Researchers discover new role for protein in cell division

The well known protein ATF5, or Activating Transcription Factor 5, controls how often specific genes are expressed, or copied from DNA. ATF5 regulates genes that control cell survival.

But the research team has identified a part this protein is playing that is not related to its transcription factor role. Within the part of the cell called the centrosome, ATF5 is also acting as a structural protein.

Structural proteins perform much like their name suggests: they maintain cell shape and make up connective tissues like cartilage and bone.

Telling a cell biologist that a transcription factor is doubling as a structural protein is like telling your neighbor you are building a backyard shop on a foundation of pudding. The scientist--and your neighbor--wouldn't believe you. It's never been seen before.

"This is an eye opener for people working in the field," said David Liu , a member of the research team.

He is an associate professor at the WSU College of Pharmacy and corresponding author on the research, to be published in the July 30 issue of Cell.

Liu and five pharmaceutical sciences colleagues at the WSU Health Sciences campus in Spokane teamed with scientists from Penn State, the Chinese Academy of Sciences, Zhejiang Sci-Tech University and the University of Texas to complete the study that was funded in part by the American Cancer Society and the U.S. Department of Defense.

Cells studied include ovary and breast cancer and glioma (brain tumor).

The discovery provides the first evidence of structural interactions within the centrosome and the role of ATF5, which was "strategically located within the centrosome and playing a totally different role than we previously understood," said Liu.

The centrosome is the cell component vital to successful cell division and duplication, which affect a wide spectrum of larger processes from healing to cancer growth to fighting off disease.

"Failure of centrosome duplication can result in malformation of mitotic spindles, causing a variety of genomic instabilities," said Liu. Malformed cells contribute to tumor development and conditions such as dwarfism, ciliopathy, microcephaly and problems with cilia movement.

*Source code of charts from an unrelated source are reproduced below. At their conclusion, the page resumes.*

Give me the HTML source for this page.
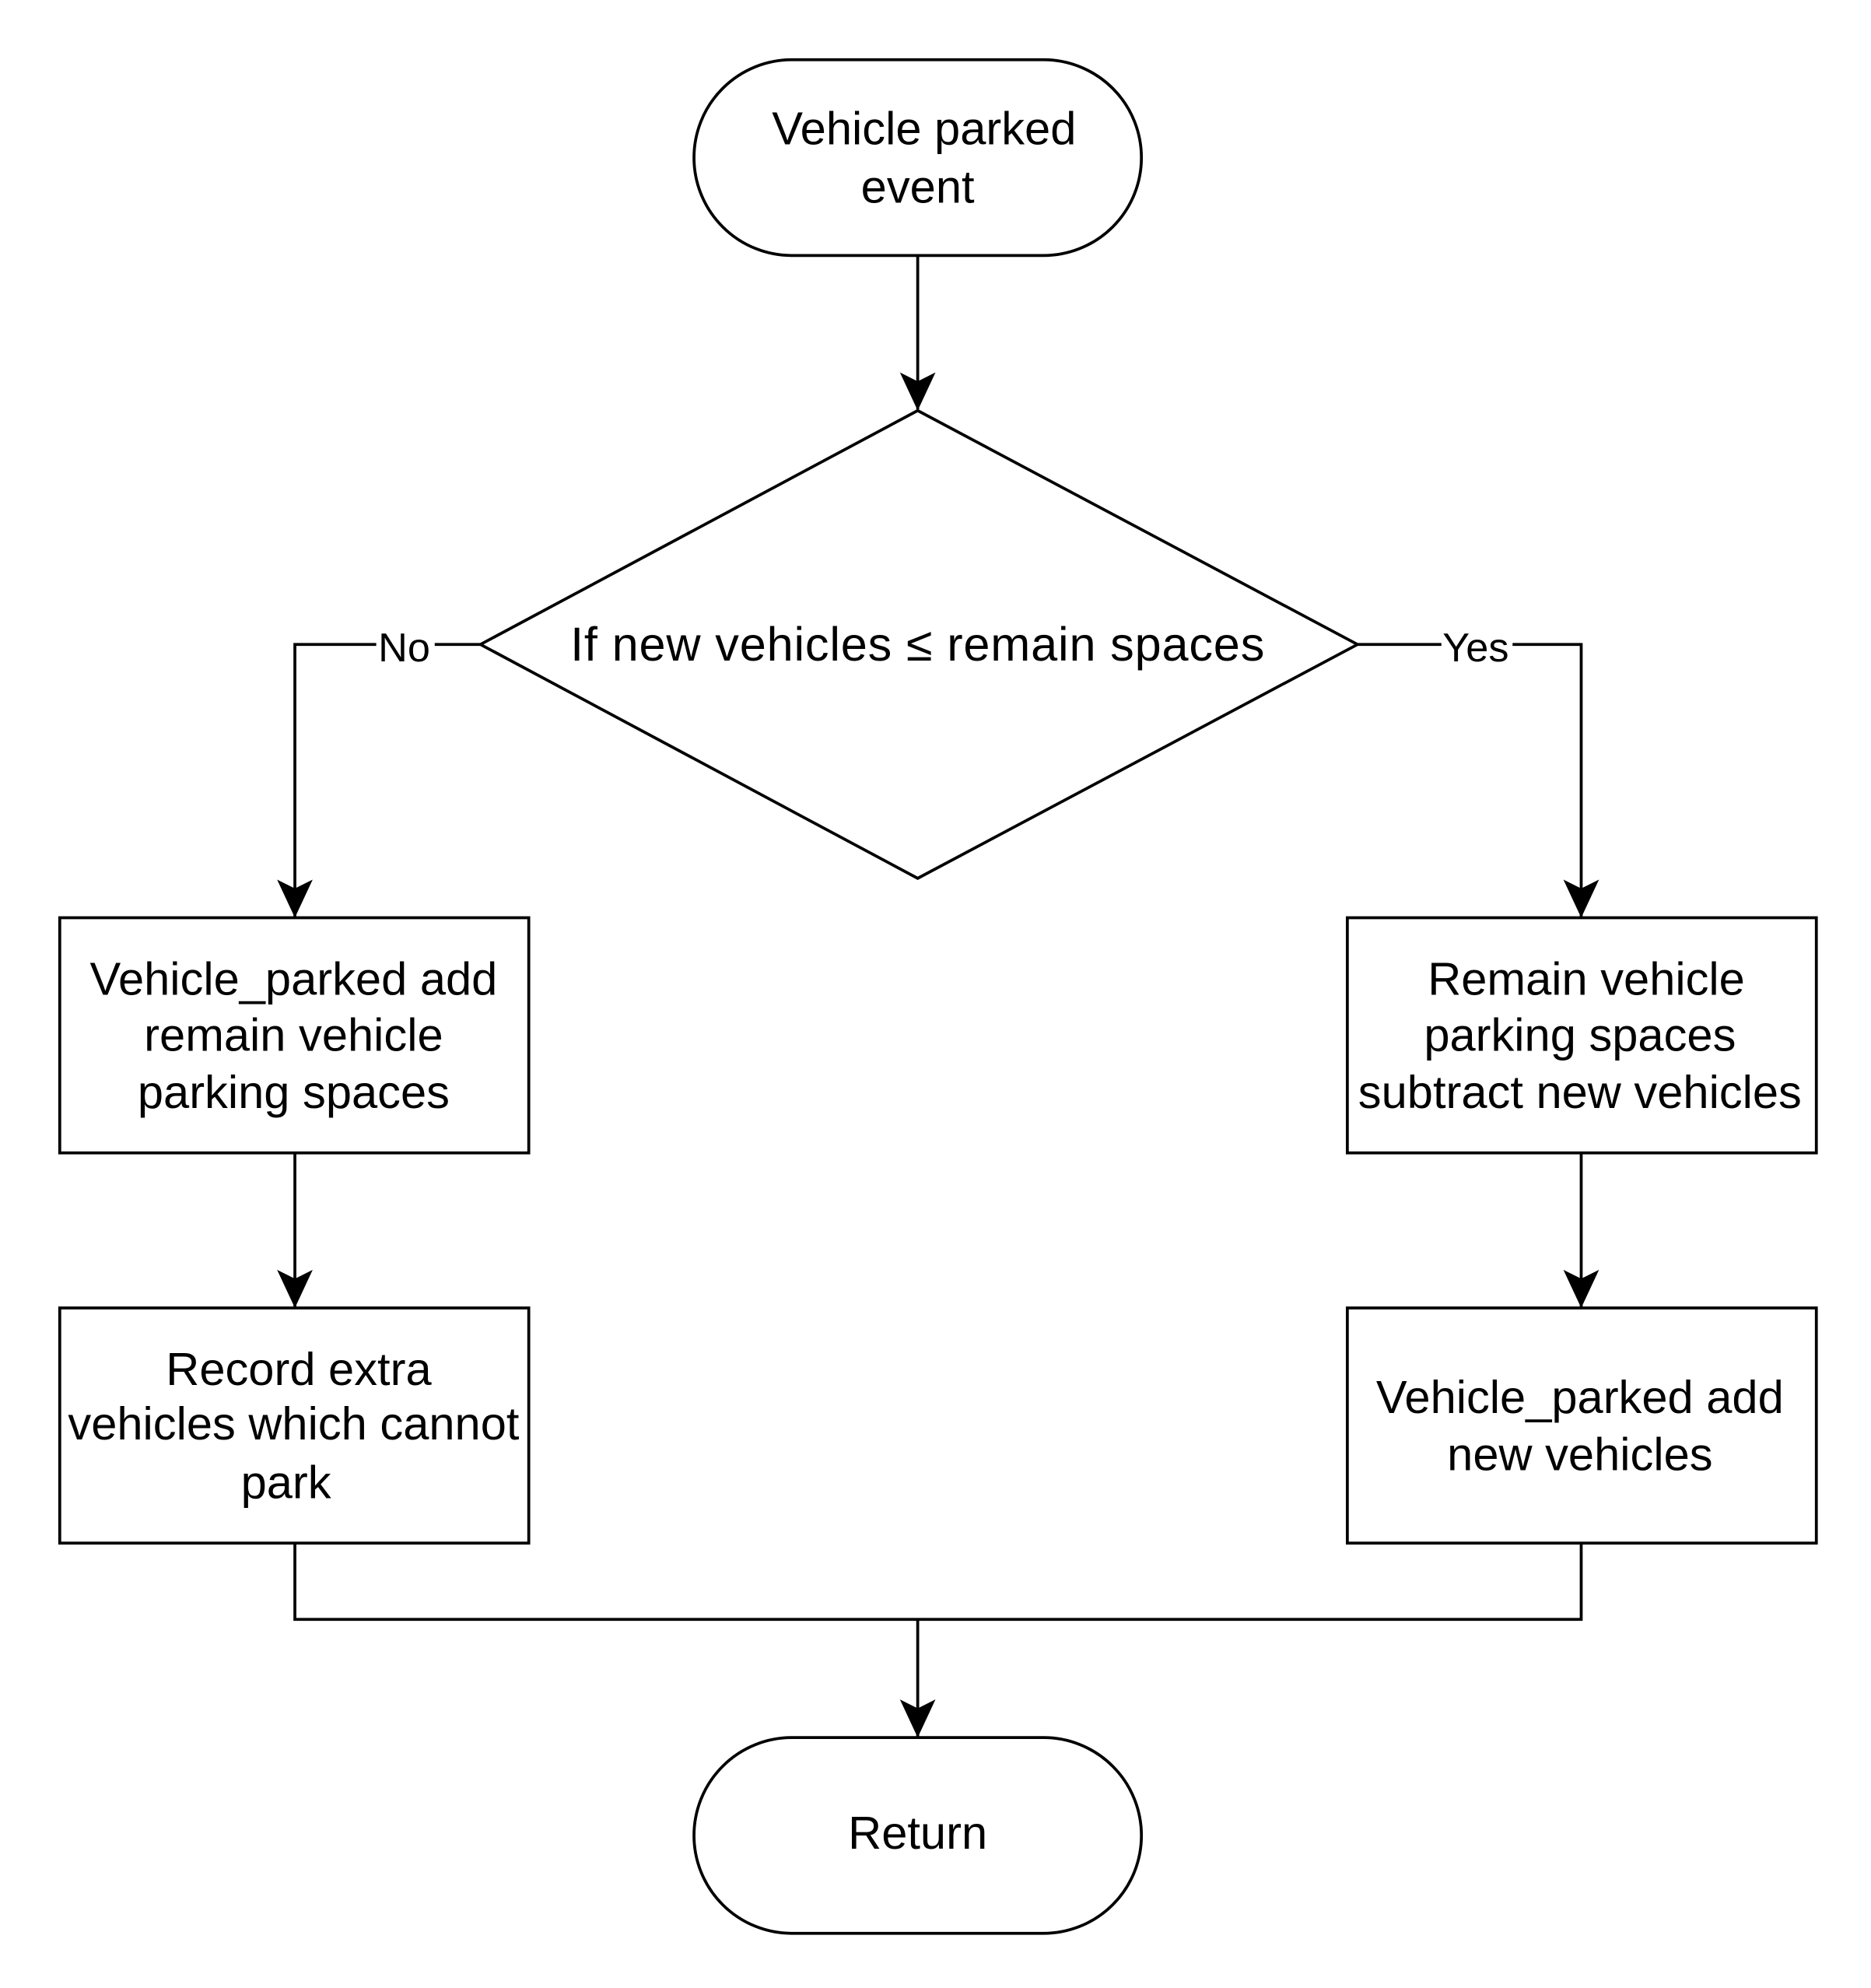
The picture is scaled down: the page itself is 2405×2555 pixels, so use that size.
<!DOCTYPE html>
<html><head><meta charset="utf-8"><style>html,body{margin:0;padding:0;background:#fff}svg{display:block}</style></head>
<body>
<svg width="2405" height="2555" viewBox="0 0 1472 1564" preserveAspectRatio="none" xmlns="http://www.w3.org/2000/svg">
<defs>
<marker id="b" viewBox="0 0 30 30" refX="29" refY="15" markerWidth="30" markerHeight="30" markerUnits="userSpaceOnUse" orient="auto"><path d="M0,1 L30,15 L0,29 L7,15 Z" fill="#000"/></marker></defs>
<g fill="none" stroke="#000" stroke-width="2.3">
<rect x="546" y="47" width="352" height="154" rx="77"/>
<rect x="546" y="1367" width="352" height="154" rx="77"/>
<polygon points="722,323 1068,507 722,691 378,507"/>
<rect x="47" y="722" width="369" height="185"/>
<rect x="47" y="1029" width="369" height="185"/>
<rect x="1060" y="722" width="369" height="185"/>
<rect x="1060" y="1029" width="369" height="185"/>
<line x1="722" y1="201" x2="722" y2="322" marker-end="url(#b)"/>
<polyline points="378,507 232,507 232,721" marker-end="url(#b)"/>
<polyline points="1068,507 1244,507 1244,721" marker-end="url(#b)"/>
<line x1="232" y1="907" x2="232" y2="1028" marker-end="url(#b)"/>
<line x1="1244" y1="907" x2="1244" y2="1028" marker-end="url(#b)"/>
<polyline points="232,1214 232,1274 1244,1274 1244,1214"/>
<line x1="722" y1="1274" x2="722" y2="1366" marker-end="url(#b)"/>
</g>
<rect x="296" y="493" width="46" height="32" fill="#fff"/>
<rect x="1134" y="493" width="56" height="32" fill="#fff"/>
<g font-family="Liberation Sans, DejaVu Sans, sans-serif" font-size="36.5" text-anchor="middle" dominant-baseline="central" fill="#000">
<text x="727" y="101">Vehicle parked</text>
<text x="722" y="147">event</text>
<text x="722" y="1442">Return</text>
<text x="722" y="507" font-size="37.5" letter-spacing="0.5">If new vehicles ≤ remain spaces</text>
<text x="318" y="510" font-size="32">No</text>
<text x="1161" y="510" font-size="32">Yes</text>
<text x="231" y="770">Vehicle_parked add</text>
<text x="231" y="814">remain vehicle</text>
<text x="231" y="859">parking spaces</text>
<text x="235" y="1077">Record extra</text>
<text x="231" y="1120">vehicles which cannot</text>
<text x="225" y="1166">park</text>
<text x="1248" y="770">Remain vehicle</text>
<text x="1243" y="814">parking spaces</text>
<text x="1243" y="859">subtract new vehicles</text>
<text x="1243" y="1099">Vehicle_parked add</text>
<text x="1243" y="1144">new vehicles</text>
</g>
</svg>
</body></html>
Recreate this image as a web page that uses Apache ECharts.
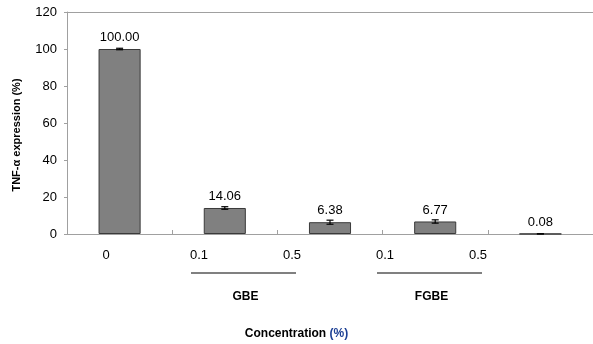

Cilia work like antenna and communicate with the rest of the cell to move it toward nutrients, but knowledge is limited on how cilia work, said Liu. This discovery helps connect the dots, and Liu is hoping this research will expand understanding of cell survival.

"Cell survival is fundamental and affects all of our cells, with broad implication across many types of disease. Knowing how to correct a defect, we have the hope to treat disease," he said.

In a previous study, Liu tagged the ATF5 protein with green dye, a fluorescent protein produced by jellyfish, and discovered ATF5's presence in an area of the cell that didn't seem to make sense. He wanted to show that the presence of ATF5 outside its "normal place" was irrelevant so he could get back to studying what he was originally focused on: ATF5's role as a transcription factor.

"After finding this, I wanted to disprove it. But the more I worked on it, the more it was apparent it had real purpose," said Liu. "Ultimately, it became a big discovery."